Le 6 septembre, Sébastien Lecornu était nommé Premier ministre, succédant à François Bayrou, lui-même en poste depuis moins de trois mois. Moins d’un mois plus tard, Lecornu rend les armes. À peine son gouvernement nommé, il quitte Matignon dans un climat de blocage politique quasi total. Que s’est-il passé ? Pourquoi un tel court-circuit institutionnel ? Et surtout : que dit cette instabilité de la présidence Macron et de la Ve République ?
Un mandat piégé
Emmanuel Macron, réélu en 2022 mais privé de majorité absolue depuis les législatives de 2024, gouverne sous contrainte permanente.
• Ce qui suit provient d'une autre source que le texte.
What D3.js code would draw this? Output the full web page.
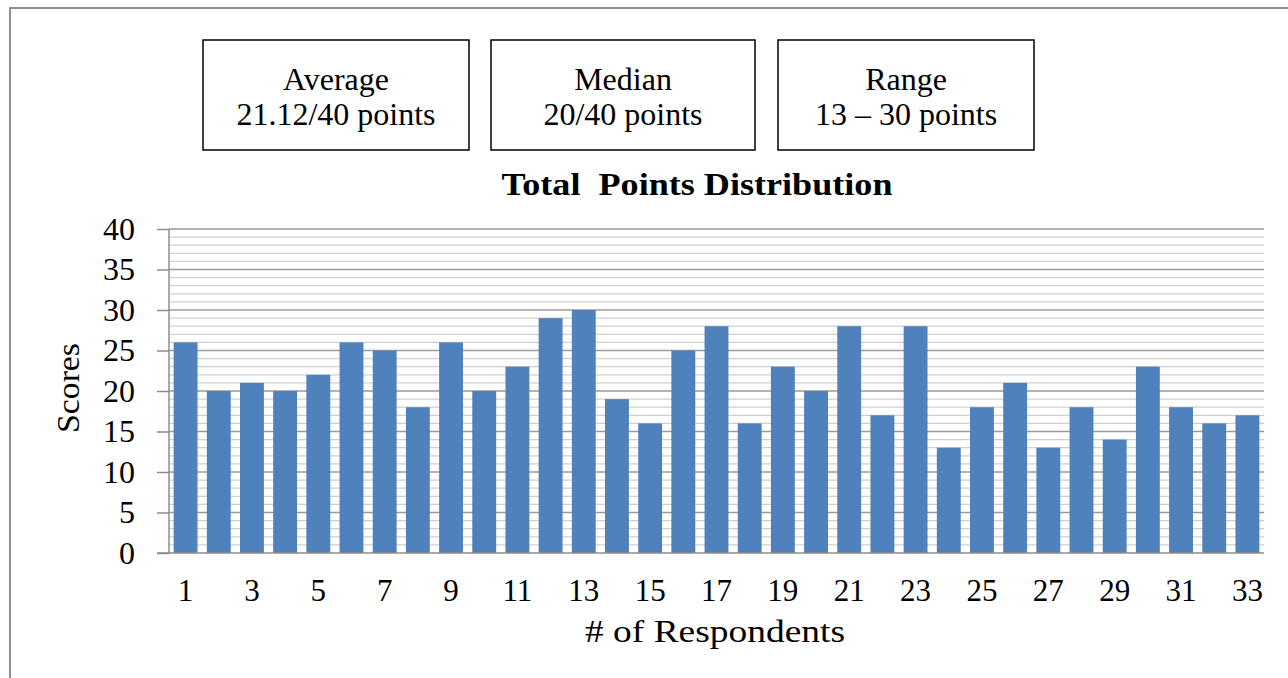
<!DOCTYPE html>
<html>
<head>
<meta charset="utf-8">
<script src="https://cdn.jsdelivr.net/npm/d3@7"></script>
<style>
  body { margin: 0; background: #fff; }
  svg text { font-family: "Liberation Serif", "Times New Roman", serif; fill: #000; }
</style>
</head>
<body>
<div id="chart"></div>
<script>
// respondents 1..33 and their total scores (out of 40)
const respondents = d3.range(1, 34);
const scores = [26, 20, 21, 20, 22, 26, 25, 18, 26, 20, 23, 29, 30, 19, 16, 25, 28,
                16, 23, 20, 28, 17, 28, 13, 18, 21, 13, 18, 14, 23, 18, 16, 17];
const yTicks = [0, 5, 10, 15, 20, 25, 30, 35, 40];
const statBoxes = [
    ["Average", "21.12/40 points"],
    ["Median", "20/40 points"],
    ["Range", "13 \u2013 30 points"]
];

const W = 1288, H = 678;
const margin = { top: 229, right: 24, bottom: 125, left: 169 };
const width = W - margin.left - margin.right;
const height = H - margin.top - margin.bottom;

const root = d3.select("#chart").append("svg")
    .attr("width", W)
    .attr("height", H);

// outer frame (runs off the right and bottom edge)
root.append("rect")
    .attr("x", 10).attr("y", 8)
    .attr("width", W + 20).attr("height", H + 20)
    .attr("fill", "none")
    .attr("stroke", "#8f8f8f")
    .attr("stroke-width", 2);

// stat boxes above the chart
const boxX = [203, 491, 778];
const boxW = [266, 264, 256];
statBoxes.forEach((lines, i) => {
    const g = root.append("g").attr("transform", `translate(${boxX[i]},40)`);
    g.append("rect")
        .attr("width", boxW[i]).attr("height", 110)
        .attr("fill", "#fff")
        .attr("stroke", "#000")
        .attr("stroke-width", 1.5);
    lines.forEach((t, j) => {
        g.append("text")
            .attr("x", boxW[i] / 2)
            .attr("y", 50 + j * 35)
            .attr("text-anchor", "middle")
            .style("font-size", "32px")
            .text(t);
    });
});

// the source picture is a bit stretched sideways, so some labels get a fixed length
root.append("text")
    .attr("x", 697)
    .attr("y", 195)
    .attr("text-anchor", "middle")
    .attr("textLength", 391)
    .attr("lengthAdjust", "spacingAndGlyphs")
    .style("font-size", "32px")
    .style("font-weight", "bold")
    .style("white-space", "pre")
    .text("Total  Points Distribution");

const svg = root.append("g")
    .attr("transform", `translate(${margin.left},${margin.top})`);

const x = d3.scaleBand()
    .domain(respondents)
    .range([0, width])
    .paddingInner(0.28)
    .paddingOuter(0.14);

const y = d3.scaleLinear()
    .domain([0, 40])
    .range([height, 0]);

// minor gridlines every point, major every 5
svg.selectAll(".minor")
    .data(d3.range(1, 40).filter(v => v % 5 !== 0))
    .enter().append("line")
    .attr("class", "minor")
    .attr("x1", 0).attr("x2", width)
    .attr("y1", d => y(d)).attr("y2", d => y(d))
    .attr("stroke", "#cfcfcf")
    .attr("stroke-width", 1.3);

svg.selectAll(".major")
    .data(yTicks.filter(v => v > 0))
    .enter().append("line")
    .attr("class", "major")
    .attr("x1", 0).attr("x2", width)
    .attr("y1", d => y(d)).attr("y2", d => y(d))
    .attr("stroke", "#9a9a9a")
    .attr("stroke-width", 1.5);

svg.selectAll(".bar")
    .data(scores)
    .enter().append("rect")
    .attr("class", "bar")
    .attr("x", (d, i) => x(respondents[i]))
    .attr("y", d => y(d))
    .attr("width", x.bandwidth())
    .attr("height", d => height - y(d))
    .attr("fill", "#4f81bd");

// y axis
const yAxis = svg.append("g")
    .call(d3.axisLeft(y).tickValues(yTicks).tickSize(12).tickPadding(22));
yAxis.select(".domain").attr("stroke", "#8c8c8c").attr("stroke-width", 1.5)
    .attr("d", `M0,${height}V0`);
yAxis.selectAll(".tick line").attr("stroke", "#8c8c8c").attr("stroke-width", 1.5);
yAxis.selectAll("text")
    .style("font-size", "32px")
    .style("font-family", "Liberation Serif, serif")
    .attr("dy", "0.32em");

// x axis
const xAxis = svg.append("g")
    .attr("transform", `translate(0,${height})`)
    .call(d3.axisBottom(x)
        .tickValues(respondents.filter(d => d % 2 === 1))
        .tickSize(0)
        .tickPadding(26));
xAxis.select(".domain").attr("stroke", "#8c8c8c").attr("stroke-width", 1.5)
    .attr("d", `M-12,0H${width}`);
xAxis.selectAll("text")
    .style("font-size", "31px")
    .style("font-family", "Liberation Serif, serif");

svg.append("text")
    .attr("x", 715 - margin.left)
    .attr("y", height + 89)
    .attr("text-anchor", "middle")
    .attr("textLength", 260)
    .attr("lengthAdjust", "spacingAndGlyphs")
    .style("font-size", "32px")
    .text("# of Respondents");

svg.append("text")
    .attr("transform", `translate(${79 - margin.left},${388 - margin.top}) rotate(-90)`)
    .attr("text-anchor", "middle")
    .attr("textLength", 90)
    .attr("lengthAdjust", "spacingAndGlyphs")
    .style("font-size", "31px")
    .text("Scores");
</script>
</body>
</html>
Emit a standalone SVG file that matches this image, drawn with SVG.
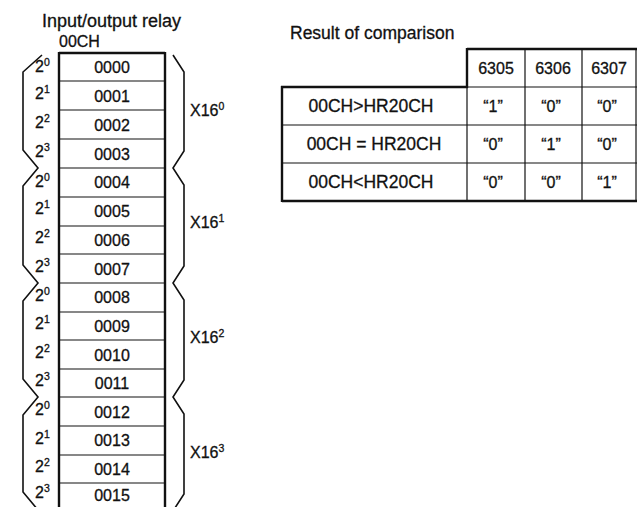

La défaite de son bloc à l’Assemblée nationale a mis fin à la verticalité tranquille des premières années du quinquennat. Depuis, le pouvoir ne tient que par l’équilibre instable de coalitions de circonstance, de concessions parfois contradictoires, et d’une succession de Premiers ministres usés avant même d’avoir agi.
François Bayrou, censé incarner le consensus républicain, a échoué à rassembler durablement. Sébastien Lecornu, profil technique et loyal, n’a même pas eu le temps d’échouer. Son départ précipité révèle un échec structurel : celui de former un gouvernement capable d’obtenir la confiance d’une majorité parlementaire cohérente.
Macron, seul maître à bord… sans équipage
La Ve République a été conçue pour garantir la stabilité de l’exécutif face aux incertitudes parlementaires. Mais elle n’a pas été pensée pour gérer une crise politique durable où le Président peine à former un gouvernement viable. Or, c’est exactement ce que traverse la France aujourd’hui.
Emmanuel Macron semble avoir voulu jouer la carte du passage en force, en espérant que la légitimité présidentielle suffirait à tenir le cap. Mais en l’absence d’adhésion parlementaire claire, et avec un pays en proie à une fatigue démocratique profonde, cette stratégie atteint ses limites. Le président gouverne encore, mais il ne dirige plus. L’autorité sans pouvoir réel n’est qu’une illusion.
Un blocage qui interroge l’avenir des institutions
Ce qui aurait pu passer pour une turbulence passagère prend désormais l’allure d’une crise systémique. La mécanique institutionnelle est grippée. La nomination d’un nouveau Premier ministre ne suffira plus à dissiper le malaise. Quel programme, quel cap, quelle équipe pourraient aujourd’hui réunir une majorité de confiance au Parlement ? L’opposition refuse de se compromettre, les centristes se déchirent, et même au sein de la majorité relative, l’unité est factice.
Plus grave encore : la répétition de ces épisodes d’échec affaiblit la parole politique, nourrit la défiance et favorise les extrêmes. Si rien ne change, si la parole présidentielle continue de primer sur la recherche de compromis, le risque d’une dissolution ou pire, d’un blocage prolongé devient une perspective tangible.
Il est temps d’assumer l’impasse
Le président Macron se retrouve face à un choix qu’il a jusqu’ici voulu éviter : soit il tente une relance politique majeure, avec un gouvernement d’union large, quitte à céder du terrain idéologique ; soit il provoque une dissolution de l’Assemblée nationale et renvoie les Français aux urnes. La première option est difficile. La seconde est risquée.
Mais l’immobilisme actuel, maquillé en stratégie de résistance, est peut-être la plus périlleuse. Il alimente l’impression d’un pouvoir essoufflé, qui sacrifie les Premiers ministres au rythme des mois pour préserver une présidence réduite à gérer les conséquences de son propre isolement.